This month, the Department of Defense (DoD) announced a new strategy that makes data a mission-critical component in support of warfighting. In order for this strategy to be successful, siloed data within DoD agencies must be unlocked and made easily shareable to improve readiness and overall mission success.
The strategy, published on October 8, 2020, was the result of the listening tour DoD’s new Chief Data Officer, Dave Spirk, took to determine new ways to use data to benefit the military. It emphasizes the use of data as a strategic asset and highlights its usefulness in building battlefield advantage. The strategy also reiterates the need to treat data and information systems with the same level of importance as weapon systems.

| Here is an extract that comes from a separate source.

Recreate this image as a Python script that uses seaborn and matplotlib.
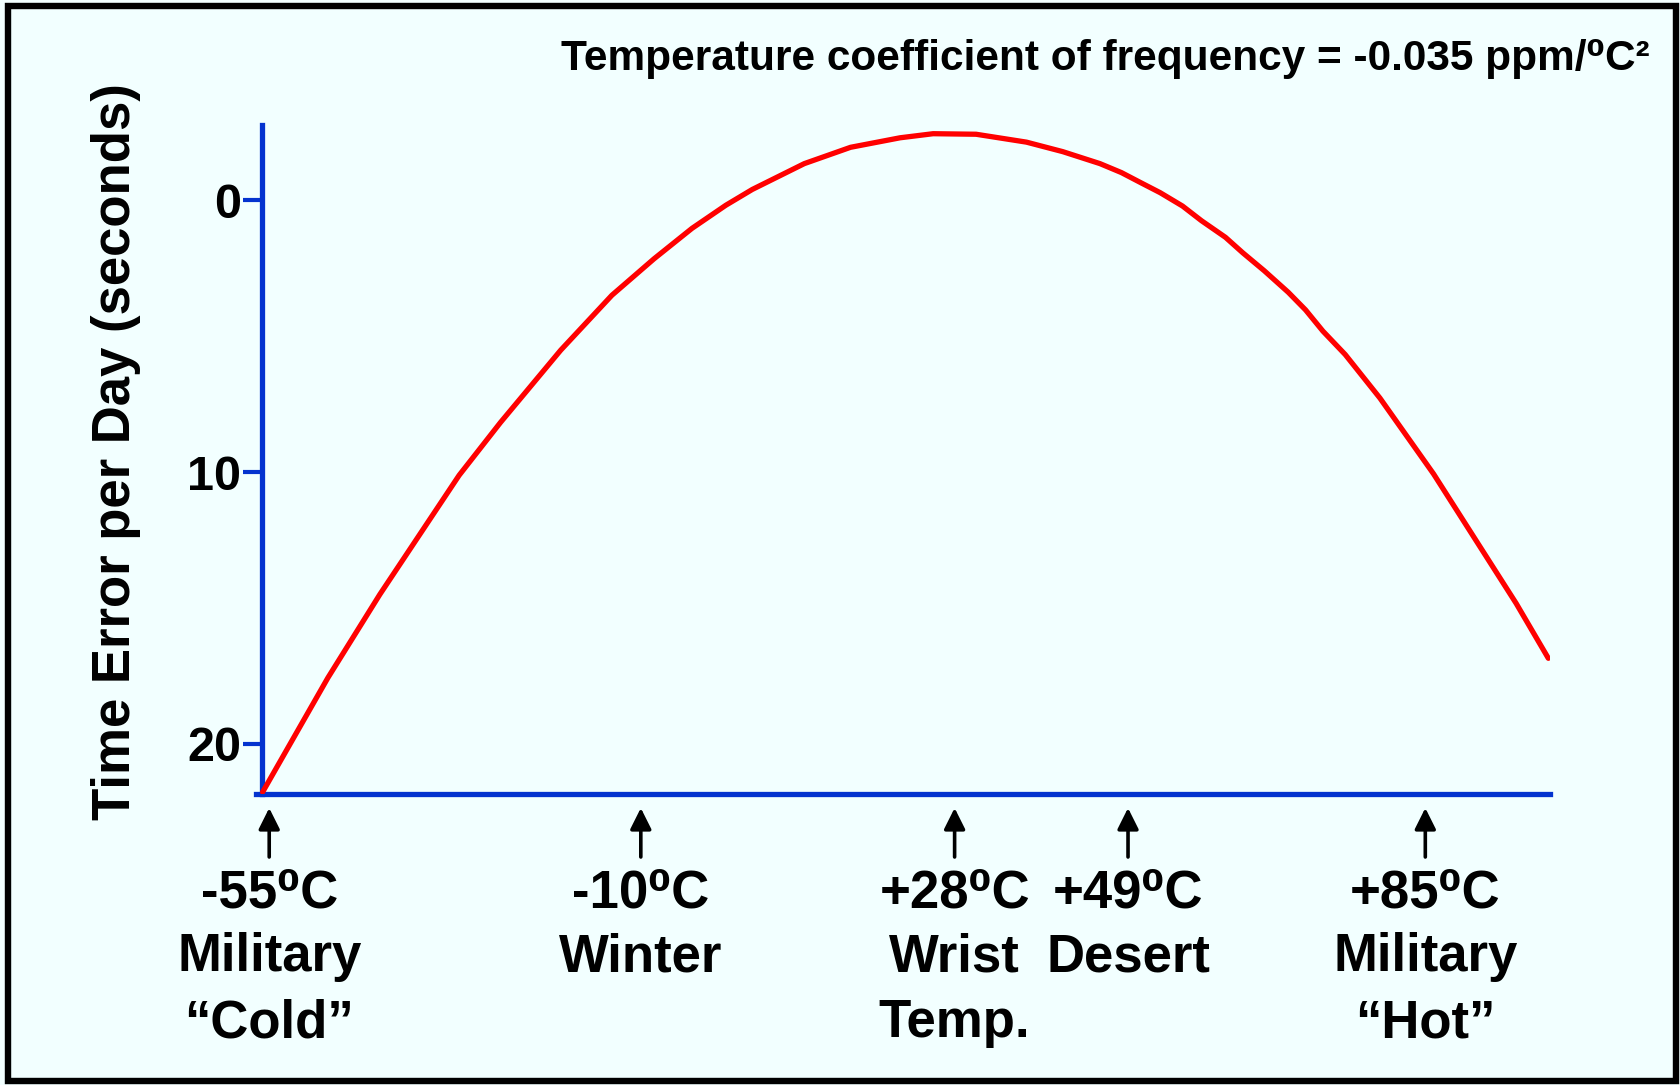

In order to ensure that the strategy is implemented at the right scale and speed, Spirk has expanded the military’s CDO Council with data leaders from other DoD agencies, including those from combatant commands.
“Questions over data security, cultural silos, and bureaucratic morasses have often stymied DOD’s data-sharing efforts in the past,” explained Spirk. “Defense officials have expressed that the DOD still has a long way to go in realizing many of the goals in the strategy, like making large databases more widely available and creating military-wide standard application programming interfaces (APIs). But the new strategy is a first step in the right direction. This does mean that we need to acknowledge that data is the ammo of the future.”
While acknowledging that data is critical to future successes, Spirk also noted the immense amount of siloed data in DoD agencies. Data silos, which ultimately undermine mission success, are negated when agencies learn to eliminate barriers.What’s needed is an ecosystem for agencies that connects them to their data and each other’s by deploying workloads across different regions; in this way, data is shared and consumed in a secure environment.
“This new strategy sheds light on a few important aspects specific to the use of data within DoD agencies,” explained Nicholas Speece, Chief Federal Technologist at Snowflake. “It not only reiterates treating data with equal importance compared to weapon systems, but it also explains the pressing need to break down data siloes in agencies so that all valuable insights are accessible to our warfighters and other defense members.”
It’s clear that the DoD’s new data strategy further instills the importance of data as a strategic asset and it’s paired with a call to action – make data accessible among DoD agencies. In this way, data becomes more valuable. How? It benefits today’s warfighters and from there, helps to meet mission goals.